Fabio Carapezza Guttuso, der Leiter der Kriseneinheit des italienischen Kulturministeriums, hat nicht erst seit den Beben von Amatrice Erfahrung mit bürokratischen Hindernissen bei der Bergung von Kunstwerken. Nur Feuerwehrleute dürften von Hubschraubern aus oder mit Hilfe von Kränen Madonnenstatuen und Altarbilder aus eingestürzten Kirchen bergen, berichtet er. Sie unterstünden nicht den gleichen Sicherheitsregeln wie andere Berufsgruppen. Was nicht in den Kunstlagern der betroffenen Regionen untergebracht sei, werde möglichst nah am Ursprungsort etwa in Diözesanmuseen eingelagert, sagt Guttuso: „Denn die Kunstwerke aus zerstörten Kirchen sind nicht nur Kulturerbe, sondern zugleich Kultobjekte.“
Bei den meisten Werken handelt es sich nicht um bedeutende Kunst. Im Vordergrund steht etwas anderes. „Wir retten alles, was die Identität der Bewohner repräsentiert“, sagt die Leiterin des Depots von Cittaducale, Cristina Collettini. Manche Dorfbewohner überließen die Werke den Feuerwehrleuten nur schweren Herzens. „Sie hatten Angst, sie würden ihre Kunstwerke nie wiedersehen. Es brauchte viel Überzeugungsarbeit vom Dorfpfarrer, vom Polizeichef und von mir“, sagt die Archäologin Federica Di Napoli.
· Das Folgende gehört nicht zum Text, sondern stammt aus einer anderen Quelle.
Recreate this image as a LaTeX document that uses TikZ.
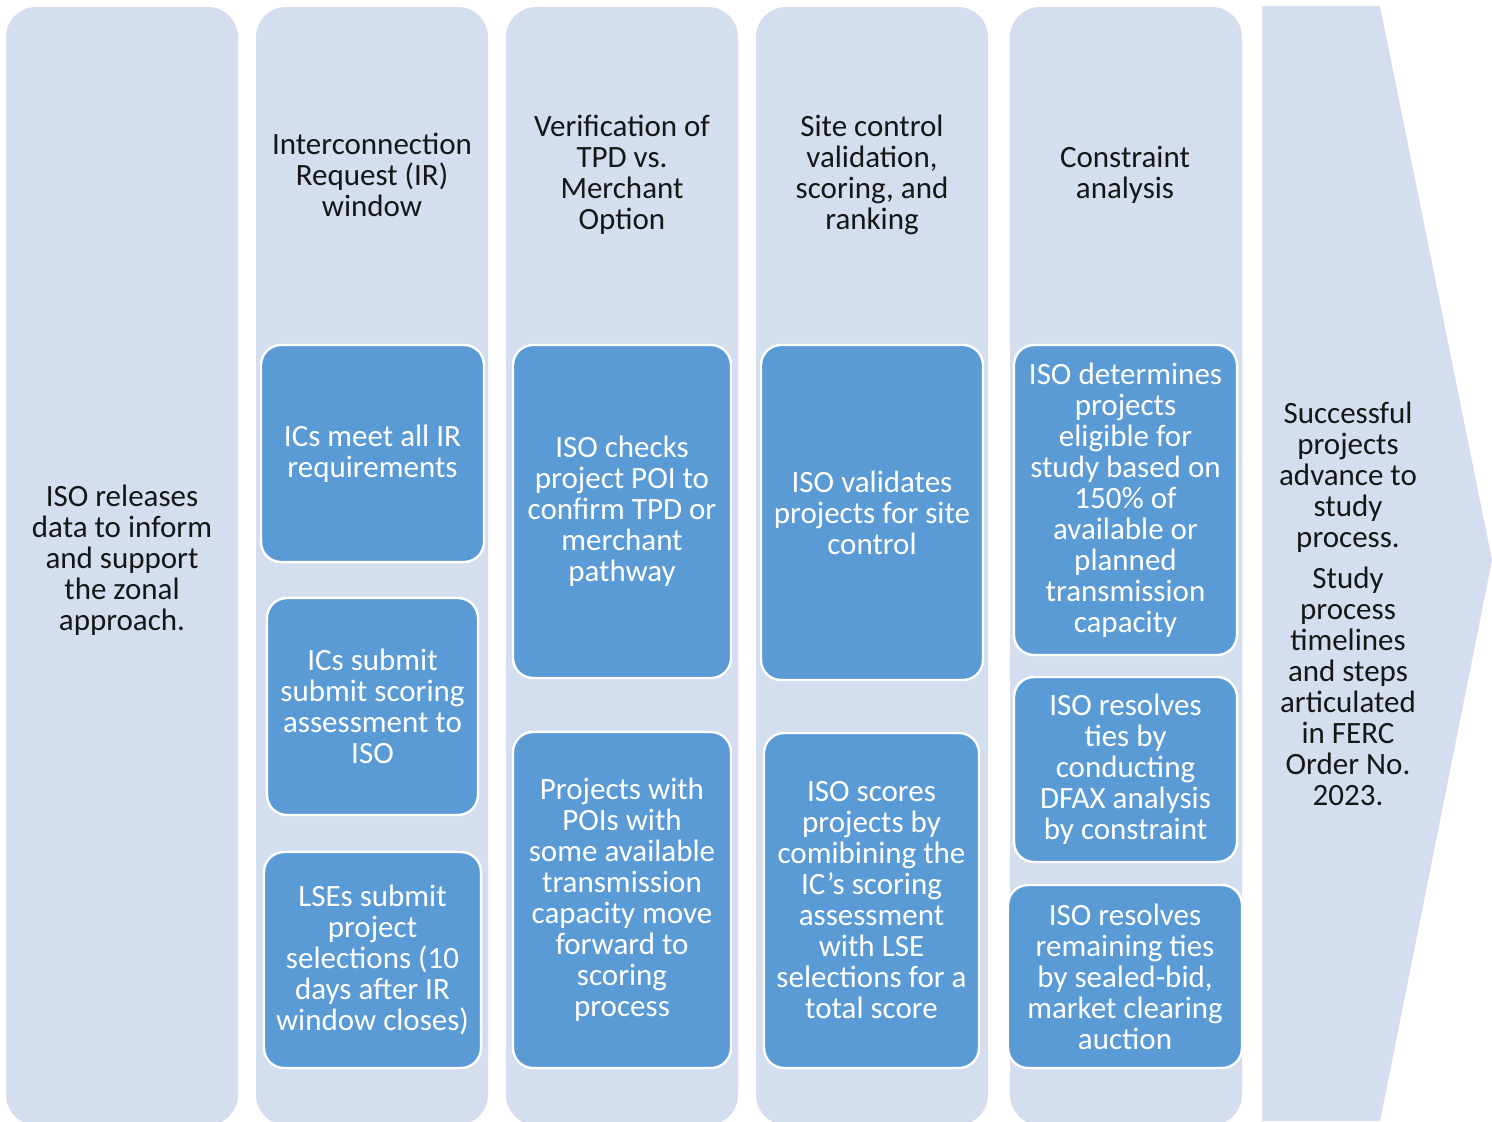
\documentclass[tikz,border=0pt]{standalone}
\usepackage{fontspec}
\setmainfont{Carlito}
\definecolor{lanefill}{RGB}{212,222,238}
\definecolor{cardfill}{RGB}{91,155,213}
\definecolor{ink}{RGB}{22,22,22}
\newcommand{\flowfont}{\fontsize{15.5pt}{15.5pt}\selectfont}
\tikzset{
  lane/.style={fill=lanefill, draw=none, rounded corners=15pt, inner sep=0pt, outer sep=0pt},
  heading/.style={text=ink, align=center, font=\flowfont, inner sep=0pt},
  card/.style={fill=cardfill, draw=white, line width=1.2pt, rounded corners=10pt,
               text=white, align=center, font=\flowfont, inner sep=0pt, outer sep=0pt},
}
\begin{document}
\begin{tikzpicture}[x=0.5pt, y=-0.5pt]
\useasboundingbox[fill=white] (0,0) rectangle (1492,1121);

% swim lanes
\node[lane, minimum width=116pt, minimum height=559pt] (lane1) at (122,566) {};
\node[lane, minimum width=116pt, minimum height=559pt] (lane2) at (372,566) {};
\node[lane, minimum width=116pt, minimum height=559pt] (lane3) at (622,566) {};
\node[lane, minimum width=116pt, minimum height=559pt] (lane4) at (872,566) {};
\node[lane, minimum width=116pt, minimum height=559pt] (lane5) at (1126,566) {};

% closing chevron
\fill[lanefill] (1262,6) -- (1380,6) -- (1492,560) -- (1380,1121) -- (1262,1121) -- cycle;

% lane texts
\node[heading] (start) at (122,560) {ISO releases\\data to inform\\and support\\the zonal\\approach.};
\node[heading] (h2) at (372,175) {Interconnection\\Request (IR)\\window};
\node[heading] (h3) at (622,175) {Verification of\\TPD vs.\\Merchant\\Option};
\node[heading] (h4) at (872,175) {Site control\\validation,\\scoring, and\\ranking};
\node[heading] (h5) at (1125,175) {Constraint\\analysis};
\node[heading] (finish) at (1348,604) {Successful\\projects\\advance to\\study\\process.\\[5pt]Study\\process\\timelines\\and steps\\articulated\\in FERC\\Order No.\\2023.};

% step cards
\node[card, minimum width=111.5pt, minimum height=108.5pt] (b21) at (372.5,453.5) {ICs meet all IR\\requirements};
\node[card, minimum width=105.5pt, minimum height=108.5pt] (b22) at (372.5,706.5) {ICs submit\\submit scoring\\assessment to\\ISO};
\node[card, minimum width=108.5pt, minimum height=108pt] (b23) at (372.5,960) {LSEs submit\\project\\selections (10\\days after IR\\window closes)};

\node[card, minimum width=109pt, minimum height=166.5pt] (b31) at (622,511.5) {ISO checks\\project POI to\\confirm TPD or\\merchant\\pathway};
\node[card, minimum width=109pt, minimum height=168pt] (b32) at (622,900) {Projects with\\POIs with\\some available\\transmission\\capacity move\\forward to\\scoring\\process};

\node[card, minimum width=111pt, minimum height=167.5pt] (b41) at (872,512.5) {ISO validates\\projects for site\\control};
\node[card, minimum width=107.5pt, minimum height=167.5pt] (b42) at (871.5,900.5) {ISO scores\\projects by\\comibining the\\IC’s scoring\\assessment\\with LSE\\selections for a\\total score};

\node[card, minimum width=111.5pt, minimum height=155pt] (b51) at (1125.5,500) {ISO determines\\projects\\eligible for\\study based on\\150\% of\\available or\\planned\\transmission\\capacity};
\node[card, minimum width=111.5pt, minimum height=92.5pt] (b52) at (1125.5,769.5) {ISO resolves\\ties by\\conducting\\DFAX analysis\\by constraint};
\node[card, minimum width=117pt, minimum height=91.5pt] (b53) at (1125,976.5) {ISO resolves\\remaining ties\\by sealed-bid,\\market clearing\\auction};
\end{tikzpicture}
\end{document}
In den Regalen des Depots von Cittaducale werden Monstranzen und Reliquiare ebenso aufbewahrt wie liturgische Gewänder, gedrechselte Säulen von Altaraufsätzen, antike Kirchenmodelle aus Holz und reichlich ramponierte Heiligenfiguren aus den vergangenen fünf Jahrhunderten. Auf einer gepolsterten Palette sitzt eine Gottesmutter und scheint mit dem Jesuskind auf dem Schoß stoisch auf ihre Rückkehr nach Amatrice zu warten. Aus Schalen mit winzigen Freskenresten versucht Silvia Borghini mit Hilfe von Fotos das Originalbild wiederherzustellen. „Es ist ein bisschen wie eine archäologische Ausgrabung“, sagt die Restauratorin. Aus einer anderen Schale sucht sie aus buntem Mauerstaub kleinste erkennbare Stücke, um ihre Plätze im Originalfresko zu finden.
Wann die Kirchen in Amatrice wieder aufgebaut sein werden, aus denen all die Kirchenkunst stammt, weiß niemand zu sagen. Das Depot in Cittaducale wurde als zeitweilige Einrichtung geplant. „Aber manchmal ist nichts dauerhafter als Übergangslösungen“, warnt der Archäologe Roberto Narducci.